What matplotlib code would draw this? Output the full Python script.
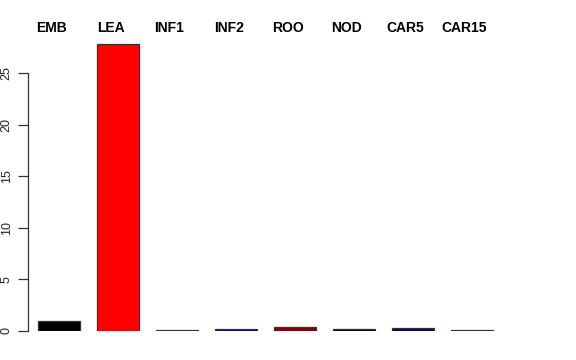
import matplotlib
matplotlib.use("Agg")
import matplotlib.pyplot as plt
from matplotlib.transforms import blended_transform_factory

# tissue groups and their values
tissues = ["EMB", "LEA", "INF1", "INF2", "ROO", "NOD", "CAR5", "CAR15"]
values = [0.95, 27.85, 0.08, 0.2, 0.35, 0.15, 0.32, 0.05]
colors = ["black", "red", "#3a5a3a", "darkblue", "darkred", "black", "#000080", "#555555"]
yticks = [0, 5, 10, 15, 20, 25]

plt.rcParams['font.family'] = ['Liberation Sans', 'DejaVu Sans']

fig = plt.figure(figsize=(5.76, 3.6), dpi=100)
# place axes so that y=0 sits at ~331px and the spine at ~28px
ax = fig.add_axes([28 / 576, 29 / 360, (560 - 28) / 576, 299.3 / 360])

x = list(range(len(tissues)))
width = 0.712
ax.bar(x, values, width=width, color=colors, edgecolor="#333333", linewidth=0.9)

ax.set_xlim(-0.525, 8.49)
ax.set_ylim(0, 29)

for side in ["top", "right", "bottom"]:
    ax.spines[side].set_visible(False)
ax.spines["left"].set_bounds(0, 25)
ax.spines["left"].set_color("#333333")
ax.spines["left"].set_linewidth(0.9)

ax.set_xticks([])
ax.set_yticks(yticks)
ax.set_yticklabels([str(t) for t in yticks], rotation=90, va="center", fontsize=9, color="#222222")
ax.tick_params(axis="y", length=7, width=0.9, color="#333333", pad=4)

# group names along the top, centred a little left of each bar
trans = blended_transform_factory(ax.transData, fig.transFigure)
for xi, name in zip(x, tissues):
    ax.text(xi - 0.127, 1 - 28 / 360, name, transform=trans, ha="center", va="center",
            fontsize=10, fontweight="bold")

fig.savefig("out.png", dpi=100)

• Required work: Write out each line of the data exactly; the images should be left out.

• Correct result:
What matplotlib code would draw this? Output the full Python script.
import matplotlib
matplotlib.use("Agg")
import matplotlib.pyplot as plt
from matplotlib.transforms import blended_transform_factory

# tissue groups and their values
tissues = ["EMB", "LEA", "INF1", "INF2", "ROO", "NOD", "CAR5", "CAR15"]
values = [0.95, 27.85, 0.08, 0.2, 0.35, 0.15, 0.32, 0.05]
colors = ["black", "red", "#3a5a3a", "darkblue", "darkred", "black", "#000080", "#555555"]
yticks = [0, 5, 10, 15, 20, 25]

plt.rcParams['font.family'] = ['Liberation Sans', 'DejaVu Sans']

fig = plt.figure(figsize=(5.76, 3.6), dpi=100)
# place axes so that y=0 sits at ~331px and the spine at ~28px
ax = fig.add_axes([28 / 576, 29 / 360, (560 - 28) / 576, 299.3 / 360])

x = list(range(len(tissues)))
width = 0.712
ax.bar(x, values, width=width, color=colors, edgecolor="#333333", linewidth=0.9)

ax.set_xlim(-0.525, 8.49)
ax.set_ylim(0, 29)

for side in ["top", "right", "bottom"]:
    ax.spines[side].set_visible(False)
ax.spines["left"].set_bounds(0, 25)
ax.spines["left"].set_color("#333333")
ax.spines["left"].set_linewidth(0.9)

ax.set_xticks([])
ax.set_yticks(yticks)
ax.set_yticklabels([str(t) for t in yticks], rotation=90, va="center", fontsize=9, color="#222222")
ax.tick_params(axis="y", length=7, width=0.9, color="#333333", pad=4)

# group names along the top, centred a little left of each bar
trans = blended_transform_factory(ax.transData, fig.transFigure)
for xi, name in zip(x, tissues):
    ax.text(xi - 0.127, 1 - 28 / 360, name, transform=trans, ha="center", va="center",
            fontsize=10, fontweight="bold")

fig.savefig("out.png", dpi=100)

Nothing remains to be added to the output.